About SimSelectionSyntax

This is an extended syntax that introduces new data type Vector and new predicate operator to for computing distance between two vectors. An example query with this syntax:

SELECT musical.title, musical.year
    FROM 
      (SELECT * 
        FROM 
          (SELECT * FROM animation, musical WHERE animation.mid = musical.mid) 
        WHERE 
          animation.embedding to [1,2,3,4] < 10
      )
    WHERE musical.year > 1960

where animation.embedding is a Vector type column and [1,2,3,4] is a Vector type literal.

Step 1: defining the classes of new operators

The first step is to implement the classes of new operators. Their base classes are from ast.py.

class SimSelectionOp(SelectionOp):
  __slots__ = ('relation','bool_op','schema', 'cost_factor', 'num_input_rows')
  def __init__(self, relation, bool_op, schema=None, cost_factor=DEFAULT_COST_FACTOR, num_input_rows=-1):
    super().__init__(relation, bool_op, schema, cost_factor, num_input_rows)

For SELECT clause, a SimSelectionOp will be generated when the query satisfies SimSelectionSyntax, otherwise the clause will be parsed to a standard SelectionOp.

class ToOp(BinaryOp):
  """lhs to rhs"""
  __slots__ = ('lhs', 'rhs', 'cost_factor')
  def __init__(self, lhs, rhs, cost_factor: float = DEFAULT_COST_FACTOR * VecDim):
    self.cost_factor = cost_factor
    self.lhs = lhs
    self.rhs = rhs
  def __str__(self):
    return "{} TO {}".format(str(self.lhs), str(self.rhs))

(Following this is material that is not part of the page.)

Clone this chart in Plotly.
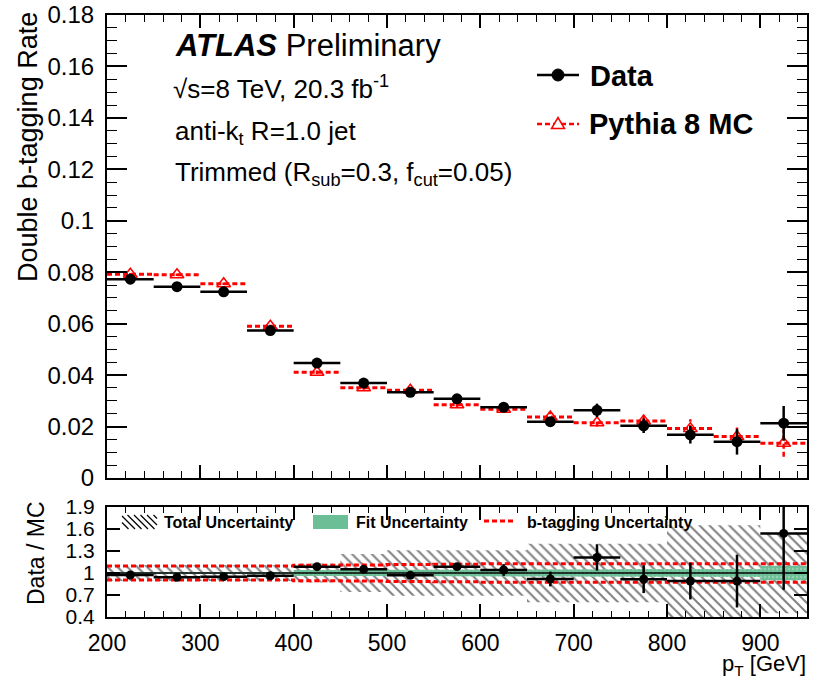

The new keyword to will be parsed into a predicate operator ToOp , which should be a subclass of the BinaryOp as it requires both left hand and right hand operands.

class Vector(Const):
  __slots__ = ('const',)

  def __init__(self, vector: Vec):
    ERROR_IF_NOT_INSTANCE_OF(vector, Vec, "Vector can only be initialized with {} ({} received)".format(getClassNameOfClass(Vec), type(vector)))
    self.const = vector
    self.cost_factor = TINY_COST_FACTOR * vector.size
  def __str__(self):
    return str(self.const)
  def equal(self, other: 'Vector', ignore_schema: bool = True, match_loadop_and_relation: bool = False) -> bool:
    return np.array_equal(self.const, other.const)

The new constant operator Vectoris used to represent a Vector literal like [1,2,3,4] in the example query above.

Step 2: defining the class of new syntax and implementing the expression level interfaces (i.e., the expected class attributes)

class SimSelectionSyntax(ExtendedSyntax):
  """
  Example #1:

    simselect employee_id
    from employees
    where employees.vector to [1.0,2.0,1.2,5.1] < 1.5
  
  Example #2:

    simselect employees.vector to [1.0,2.0,1.2,5.1]
    from employees
  """
  simselect_keyword = 'simselect'
  extended_mul_level_ops = {'to': ToOp}

  _extended_symbols_: str = '[]'
  _extended_clause_keywords_ = {SQLClause.SELECT: simselect_keyword}
  _extended_data_types_: typing.Dict[typing.Type[Const], str] = {Vector: 'VECTOR'}
  _extended_data_types_converter_ = convert_values_to_vectors
  _extended_predicate_parsers_ = ({
    PredExprLevel.MUL: parse_multiplicative_exp,
    PredExprLevel.VALUE: parse_value_exp
  }, False)
  _extended_predicate_op_executors_: \
      typing.Dict[typing.Type[SimpleOp], typing.Callable[[typing.Any], typing.Callable]] = \
        {ToOp: get_to_op_executor()}
  _extended_relation_op_schema_: \
      typing.Dict[typing.Type[SuperRelationalOp], typing.Callable[[SuperRelationalOp, 'DataSet'], 'Schema']] = \
        {SimSelectionOp: schema_interpreter.schema_from_relation}
  _extended_relation_op_executors_: \
      typing.Dict[typing.Type[SuperRelationalOp], typing.Callable[[typing.Any], typing.Callable]] = \
        {SimSelectionOp: main_compiler.selection_op}

The class SimSelectionSyntax is inherited from ExtendedSyntax and implements the class attributes expected by ExtendedSyntax as mentioned above.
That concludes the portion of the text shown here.